━━━ Data section ━━━
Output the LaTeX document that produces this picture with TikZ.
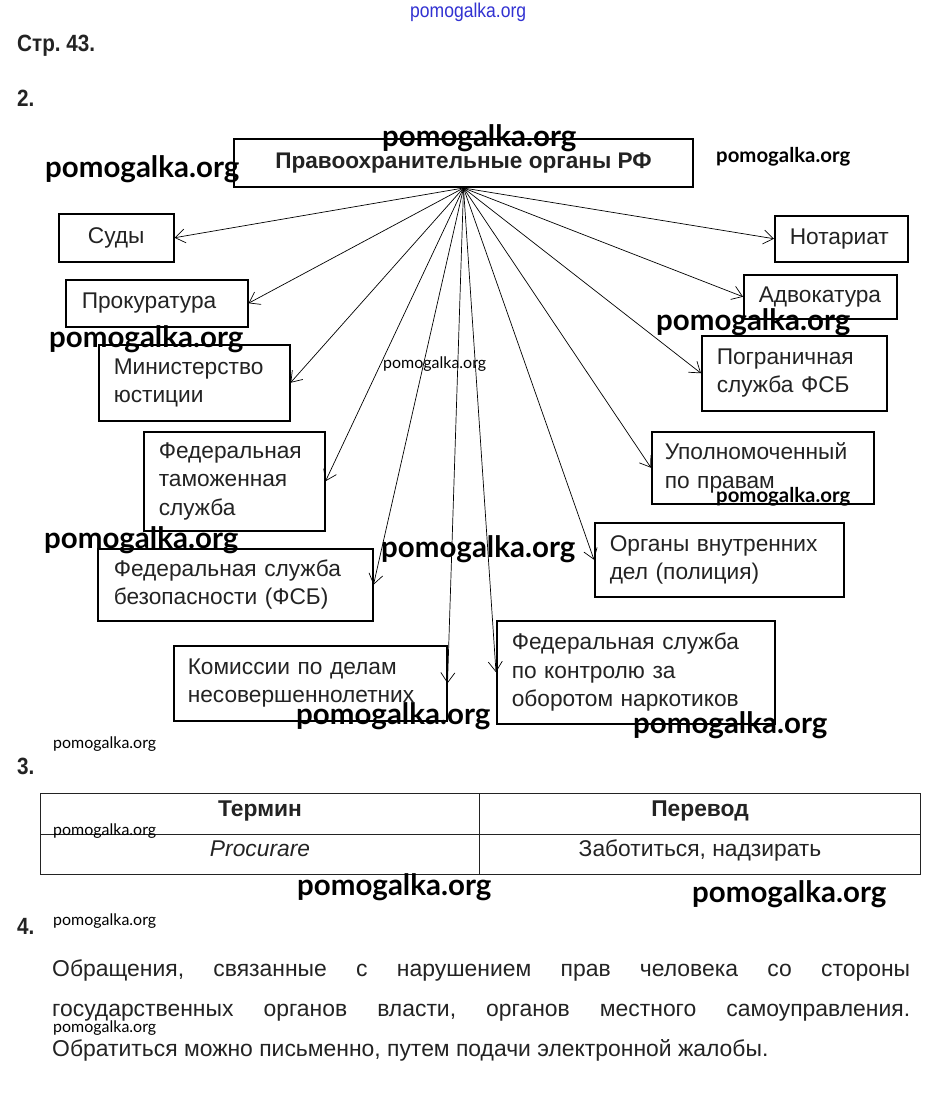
\documentclass[tikz,border=0pt]{standalone}
\usepackage{fontspec}
\setmainfont{Liberation Sans}
\newfontfamily\latof{Lato}
\newfontfamily\narrowf[FakeStretch=0.88]{Liberation Sans}
\usetikzlibrary{arrows.meta}
\definecolor{txt}{RGB}{35,35,35}
\definecolor{wmblue}{RGB}{50,50,210}
\frenchspacing
\begin{document}
\begin{tikzpicture}[x=1pt,y=-1pt,
  box/.style={draw, line width=1.5pt, anchor=north west, inner xsep=15pt, inner ysep=0pt,
    align=left, text=txt, font=\fontsize{22.7}{28.5}\selectfont},
  arr/.style={-{Straight Barb[length=10pt,width=14pt]}, line width=0.7pt},
  num/.style={anchor=base west, inner sep=0pt, font=\narrowf\bfseries\fontsize{23.5}{26}\selectfont, text=txt},
  wm/.style={anchor=base west, inner sep=0pt, text=black},
  cell/.style={anchor=base, inner sep=0pt, text=txt, font=\fontsize{22.8}{24}\selectfont},
  para/.style={anchor=base west, inner sep=0pt, text=txt, font=\fontsize{22.9}{24}\selectfont}
]
\fill[white] (0,0) rectangle (933,1118);
\useasboundingbox (0,0) rectangle (933,1118);

% headings
\node[num] (h1) at (17,52) {Стр.~43.};
\node[num] (h2) at (17,107) {2.};
\node[num] (h3) at (17,774) {3.};
\node[num] (h4) at (17,934) {4.};

% title
\node[draw, line width=2pt, anchor=north west, minimum width=459pt, minimum height=48pt,
  inner sep=0pt, text=txt, font=\bfseries\fontsize{22.6}{24}\selectfont]
  (title) at (233,138) {Правоохранительные органы РФ};

% left boxes
\node[box, minimum width=115pt, minimum height=48pt, text width=85pt, align=center] (sud) at (58,213) {Суды};
\node[box, minimum width=182pt, minimum height=47pt, text width=150pt, inner xsep=16pt] (prok) at (65,279) {Прокуратура};
\node[box, minimum width=191pt, minimum height=76pt, text width=161pt] (min) at (98,344) {Министерство\\юстиции};
\node[box, minimum width=181pt, minimum height=99pt, text width=151pt] (tam) at (143,431) {Федеральная\\таможенная\\служба};
\node[box, minimum width=275pt, minimum height=72pt, text width=243pt, inner xsep=16pt] (fsb) at (97,548) {Федеральная служба\\безопасности (ФСБ)};
\node[box, minimum width=273pt, minimum height=75pt, text width=245pt, inner xsep=14pt] (kom) at (173,645) {Комиссии по делам\\несовершеннолетних};

% right boxes
\node[box, minimum width=278pt, minimum height=103pt, text width=248pt] (nark) at (496,620) {Федеральная служба\\по контролю за\\оборотом наркотиков};
\node[box, minimum width=249pt, minimum height=74pt, text width=219pt] (ovd) at (594,522) {Органы внутренних\\дел (полиция)};
\node[box, minimum width=222pt, minimum height=72pt, text width=196pt, inner xsep=13pt] (upol) at (651,431) {Уполномоченный\\по правам};
\node[box, minimum width=185pt, minimum height=75pt, text width=155pt] (pogr) at (701,335) {Пограничная\\служба ФСБ};
\node[box, minimum width=153pt, minimum height=44pt, text width=123pt] (advo) at (743,274) {Адвокатура};
\node[box, minimum width=133pt, minimum height=46pt, text width=103pt] (nota) at (774,215) {Нотариат};

% connectors
\foreach \t in {sud,prok,min,tam,fsb,kom}
  \draw[arr] (title.south) -- (\t.east);
\foreach \t in {nark,ovd,upol,pogr,advo,nota}
  \draw[arr] (title.south) -- (\t.west);

% table
\coordinate (tnw) at (40,793);
\coordinate (tse) at (920,874);
\draw[line width=0.9pt, draw=txt] (tnw) rectangle (tse);
\draw[line width=0.9pt, draw=txt] (40,834) -- (920,834);
\draw[line width=0.9pt, draw=txt] (479,793) -- (479,874);
\node[cell, font=\bfseries\fontsize{22.8}{24}\selectfont] (c11) at (260,816) {Термин};
\node[cell, font=\bfseries\fontsize{22.8}{24}\selectfont] (c12) at (700,816) {Перевод};
\node[cell, font=\itshape\fontsize{22.8}{24}\selectfont] (c21) at (260,856) {Procurare};
\node[cell] (c22) at (700,856) {Заботиться, надзирать};

% paragraph
\node[para] (p1) at (52,976) {\makebox[858pt][s]{Обращения, связанные с нарушением прав человека со стороны}};
\node[para] (p2) at (52,1016) {\makebox[858pt][s]{государственных органов власти, органов местного самоуправления.}};
\node[para] (p3) at (52,1056) {Обратиться можно письменно, путем подачи электронной жалобы.};

% watermarks
\newcommand\wmL[2]{\node[wm] at (#1,#2) {\resizebox{194pt}{!}{\latof\bfseries pomogalka.org}};}
\newcommand\wmM[2]{\node[wm] at (#1,#2) {\resizebox{134pt}{!}{\latof\bfseries pomogalka.org}};}
\newcommand\wmS[2]{\node[wm] at (#1,#2) {\resizebox{103pt}{!}{\latof pomogalka.org}};}
\wmL{382}{147}
\wmL{45}{178}
\wmL{656}{330}
\wmL{49}{347}
\wmL{44}{548}
\wmL{381}{557}
\wmL{296}{724}
\wmL{633}{733}
\wmL{297}{895}
\wmL{692}{902}
\wmM{716}{163}
\wmM{716}{502}
\wmS{383}{368}
\wmS{53}{748}
\wmS{53}{835}
\wmS{53}{925}
\wmS{53}{1032}
\node[wm, text=wmblue] at (410,18) {\resizebox{116pt}{!}{\narrowf pomogalka.org}};
\end{tikzpicture}
\end{document}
━━━
▶ [What is required]
All of the material above is to be copied exactly, except for its images.

▶ [Solution for this task]
Output the LaTeX document that produces this picture with TikZ.
\documentclass[tikz,border=0pt]{standalone}
\usepackage{fontspec}
\setmainfont{Liberation Sans}
\newfontfamily\latof{Lato}
\newfontfamily\narrowf[FakeStretch=0.88]{Liberation Sans}
\usetikzlibrary{arrows.meta}
\definecolor{txt}{RGB}{35,35,35}
\definecolor{wmblue}{RGB}{50,50,210}
\frenchspacing
\begin{document}
\begin{tikzpicture}[x=1pt,y=-1pt,
  box/.style={draw, line width=1.5pt, anchor=north west, inner xsep=15pt, inner ysep=0pt,
    align=left, text=txt, font=\fontsize{22.7}{28.5}\selectfont},
  arr/.style={-{Straight Barb[length=10pt,width=14pt]}, line width=0.7pt},
  num/.style={anchor=base west, inner sep=0pt, font=\narrowf\bfseries\fontsize{23.5}{26}\selectfont, text=txt},
  wm/.style={anchor=base west, inner sep=0pt, text=black},
  cell/.style={anchor=base, inner sep=0pt, text=txt, font=\fontsize{22.8}{24}\selectfont},
  para/.style={anchor=base west, inner sep=0pt, text=txt, font=\fontsize{22.9}{24}\selectfont}
]
\fill[white] (0,0) rectangle (933,1118);
\useasboundingbox (0,0) rectangle (933,1118);

% headings
\node[num] (h1) at (17,52) {Стр.~43.};
\node[num] (h2) at (17,107) {2.};
\node[num] (h3) at (17,774) {3.};
\node[num] (h4) at (17,934) {4.};

% title
\node[draw, line width=2pt, anchor=north west, minimum width=459pt, minimum height=48pt,
  inner sep=0pt, text=txt, font=\bfseries\fontsize{22.6}{24}\selectfont]
  (title) at (233,138) {Правоохранительные органы РФ};

% left boxes
\node[box, minimum width=115pt, minimum height=48pt, text width=85pt, align=center] (sud) at (58,213) {Суды};
\node[box, minimum width=182pt, minimum height=47pt, text width=150pt, inner xsep=16pt] (prok) at (65,279) {Прокуратура};
\node[box, minimum width=191pt, minimum height=76pt, text width=161pt] (min) at (98,344) {Министерство\\юстиции};
\node[box, minimum width=181pt, minimum height=99pt, text width=151pt] (tam) at (143,431) {Федеральная\\таможенная\\служба};
\node[box, minimum width=275pt, minimum height=72pt, text width=243pt, inner xsep=16pt] (fsb) at (97,548) {Федеральная служба\\безопасности (ФСБ)};
\node[box, minimum width=273pt, minimum height=75pt, text width=245pt, inner xsep=14pt] (kom) at (173,645) {Комиссии по делам\\несовершеннолетних};

% right boxes
\node[box, minimum width=278pt, minimum height=103pt, text width=248pt] (nark) at (496,620) {Федеральная служба\\по контролю за\\оборотом наркотиков};
\node[box, minimum width=249pt, minimum height=74pt, text width=219pt] (ovd) at (594,522) {Органы внутренних\\дел (полиция)};
\node[box, minimum width=222pt, minimum height=72pt, text width=196pt, inner xsep=13pt] (upol) at (651,431) {Уполномоченный\\по правам};
\node[box, minimum width=185pt, minimum height=75pt, text width=155pt] (pogr) at (701,335) {Пограничная\\служба ФСБ};
\node[box, minimum width=153pt, minimum height=44pt, text width=123pt] (advo) at (743,274) {Адвокатура};
\node[box, minimum width=133pt, minimum height=46pt, text width=103pt] (nota) at (774,215) {Нотариат};

% connectors
\foreach \t in {sud,prok,min,tam,fsb,kom}
  \draw[arr] (title.south) -- (\t.east);
\foreach \t in {nark,ovd,upol,pogr,advo,nota}
  \draw[arr] (title.south) -- (\t.west);

% table
\coordinate (tnw) at (40,793);
\coordinate (tse) at (920,874);
\draw[line width=0.9pt, draw=txt] (tnw) rectangle (tse);
\draw[line width=0.9pt, draw=txt] (40,834) -- (920,834);
\draw[line width=0.9pt, draw=txt] (479,793) -- (479,874);
\node[cell, font=\bfseries\fontsize{22.8}{24}\selectfont] (c11) at (260,816) {Термин};
\node[cell, font=\bfseries\fontsize{22.8}{24}\selectfont] (c12) at (700,816) {Перевод};
\node[cell, font=\itshape\fontsize{22.8}{24}\selectfont] (c21) at (260,856) {Procurare};
\node[cell] (c22) at (700,856) {Заботиться, надзирать};

% paragraph
\node[para] (p1) at (52,976) {\makebox[858pt][s]{Обращения, связанные с нарушением прав человека со стороны}};
\node[para] (p2) at (52,1016) {\makebox[858pt][s]{государственных органов власти, органов местного самоуправления.}};
\node[para] (p3) at (52,1056) {Обратиться можно письменно, путем подачи электронной жалобы.};

% watermarks
\newcommand\wmL[2]{\node[wm] at (#1,#2) {\resizebox{194pt}{!}{\latof\bfseries pomogalka.org}};}
\newcommand\wmM[2]{\node[wm] at (#1,#2) {\resizebox{134pt}{!}{\latof\bfseries pomogalka.org}};}
\newcommand\wmS[2]{\node[wm] at (#1,#2) {\resizebox{103pt}{!}{\latof pomogalka.org}};}
\wmL{382}{147}
\wmL{45}{178}
\wmL{656}{330}
\wmL{49}{347}
\wmL{44}{548}
\wmL{381}{557}
\wmL{296}{724}
\wmL{633}{733}
\wmL{297}{895}
\wmL{692}{902}
\wmM{716}{163}
\wmM{716}{502}
\wmS{383}{368}
\wmS{53}{748}
\wmS{53}{835}
\wmS{53}{925}
\wmS{53}{1032}
\node[wm, text=wmblue] at (410,18) {\resizebox{116pt}{!}{\narrowf pomogalka.org}};
\end{tikzpicture}
\end{document}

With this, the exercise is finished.